Deep Reinforcement Learning Based Navigation with Macro Actions and Topological Maps
Simon Hakenes, Tobias Glasmachers
TL;DR
This work tackles navigation in large, visually complex environments with sparse rewards by introducing object-centric topological maps and macro actions that guide a simple Deep Q-Network (DQN). The agent builds a growing graph $G_t=(V_t,E_t)$ of object nodes, each containing multi-view patches and 3D coordinates, and selects macro actions that navigate to target nodes using A* paths with a low-level controller.

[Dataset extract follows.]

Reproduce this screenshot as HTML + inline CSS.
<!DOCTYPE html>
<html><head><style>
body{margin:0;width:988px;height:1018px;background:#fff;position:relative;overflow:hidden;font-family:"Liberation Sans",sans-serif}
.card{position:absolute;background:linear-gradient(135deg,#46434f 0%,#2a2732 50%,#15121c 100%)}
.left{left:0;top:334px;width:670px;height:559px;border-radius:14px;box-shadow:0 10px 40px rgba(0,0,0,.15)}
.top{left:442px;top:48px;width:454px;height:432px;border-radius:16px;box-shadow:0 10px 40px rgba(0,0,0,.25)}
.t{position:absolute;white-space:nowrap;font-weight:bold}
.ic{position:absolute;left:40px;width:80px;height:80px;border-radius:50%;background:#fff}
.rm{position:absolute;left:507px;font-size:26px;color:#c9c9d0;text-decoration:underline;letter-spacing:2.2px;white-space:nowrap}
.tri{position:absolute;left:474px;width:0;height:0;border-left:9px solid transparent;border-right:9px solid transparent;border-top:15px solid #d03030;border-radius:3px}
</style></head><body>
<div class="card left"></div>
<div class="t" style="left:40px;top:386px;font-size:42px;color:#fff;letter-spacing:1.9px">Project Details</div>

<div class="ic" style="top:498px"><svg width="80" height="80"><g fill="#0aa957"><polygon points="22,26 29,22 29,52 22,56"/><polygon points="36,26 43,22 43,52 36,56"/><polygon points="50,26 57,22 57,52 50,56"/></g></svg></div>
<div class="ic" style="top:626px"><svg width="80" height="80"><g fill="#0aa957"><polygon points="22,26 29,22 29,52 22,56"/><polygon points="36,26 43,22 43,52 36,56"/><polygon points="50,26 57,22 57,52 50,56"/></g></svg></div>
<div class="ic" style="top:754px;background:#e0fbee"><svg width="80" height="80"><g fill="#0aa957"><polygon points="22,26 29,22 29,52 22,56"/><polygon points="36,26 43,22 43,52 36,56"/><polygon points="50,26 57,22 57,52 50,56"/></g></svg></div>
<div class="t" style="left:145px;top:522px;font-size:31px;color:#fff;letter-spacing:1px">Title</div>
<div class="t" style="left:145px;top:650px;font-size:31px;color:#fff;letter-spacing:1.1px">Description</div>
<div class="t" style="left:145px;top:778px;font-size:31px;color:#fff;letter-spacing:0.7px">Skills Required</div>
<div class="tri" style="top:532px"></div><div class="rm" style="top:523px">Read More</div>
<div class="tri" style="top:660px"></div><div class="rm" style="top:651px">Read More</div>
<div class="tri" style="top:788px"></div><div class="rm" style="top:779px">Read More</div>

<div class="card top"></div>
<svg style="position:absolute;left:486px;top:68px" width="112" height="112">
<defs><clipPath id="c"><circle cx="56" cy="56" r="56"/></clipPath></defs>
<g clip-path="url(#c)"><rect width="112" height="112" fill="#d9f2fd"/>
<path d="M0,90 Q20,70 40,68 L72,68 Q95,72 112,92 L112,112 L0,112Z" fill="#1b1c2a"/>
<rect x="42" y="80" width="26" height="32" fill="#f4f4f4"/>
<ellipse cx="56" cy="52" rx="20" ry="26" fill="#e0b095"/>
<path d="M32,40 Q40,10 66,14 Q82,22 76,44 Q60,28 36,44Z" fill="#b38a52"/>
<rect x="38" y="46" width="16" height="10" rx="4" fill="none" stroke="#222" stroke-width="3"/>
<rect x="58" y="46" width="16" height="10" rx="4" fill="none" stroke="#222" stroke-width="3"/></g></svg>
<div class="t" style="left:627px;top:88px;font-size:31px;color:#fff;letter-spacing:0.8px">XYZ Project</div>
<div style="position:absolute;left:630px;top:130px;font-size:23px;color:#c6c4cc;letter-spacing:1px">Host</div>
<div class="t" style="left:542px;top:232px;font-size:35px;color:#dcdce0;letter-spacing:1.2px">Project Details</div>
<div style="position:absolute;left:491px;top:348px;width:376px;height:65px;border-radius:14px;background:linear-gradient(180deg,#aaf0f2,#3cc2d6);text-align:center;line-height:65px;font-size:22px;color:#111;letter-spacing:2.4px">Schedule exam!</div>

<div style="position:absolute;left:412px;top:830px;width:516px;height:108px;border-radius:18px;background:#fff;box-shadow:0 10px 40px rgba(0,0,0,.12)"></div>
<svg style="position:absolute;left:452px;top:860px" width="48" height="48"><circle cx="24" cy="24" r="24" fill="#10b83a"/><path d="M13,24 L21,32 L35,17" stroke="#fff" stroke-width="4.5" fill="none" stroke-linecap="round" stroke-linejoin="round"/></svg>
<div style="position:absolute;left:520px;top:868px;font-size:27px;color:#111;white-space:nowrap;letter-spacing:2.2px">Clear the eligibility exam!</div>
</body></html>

A modified DQN evaluates actions across a dynamically expanding set of nodes by processing per-node visual patches with shared CNN branches and merging with a progress vector $x_t \in \{0,1\}^{N_T}$ via an outer product to produce $Q(f_t,x_t)$. Experiments in 100 photorealistic Habitat Matterport3D scenes show the approach outperforms random baselines under both immediate and terminal rewards, demonstrating sample-efficient learning enabled by topological structure and macro-action abstraction, with implications for more realistic perception integration such as SLAM.
Abstract
This paper addresses the challenge of navigation in large, visually complex environments with sparse rewards. We propose a method that uses object-oriented macro actions grounded in a topological map, allowing a simple Deep Q-Network (DQN) to learn effective navigation policies. The agent builds a map by detecting objects from RGBD input and selecting discrete macro actions that correspond to navigating to these objects. This abstraction drastically reduces the complexity of the underlying reinforcement learning problem and enables generalization to unseen environments. We evaluate our approach in a photorealistic 3D simulation and show that it significantly outperforms a random baseline under both immediate and terminal reward conditions. Our results demonstrate that topological structure and macro-level abstraction can enable sample-efficient learning even from pixel data.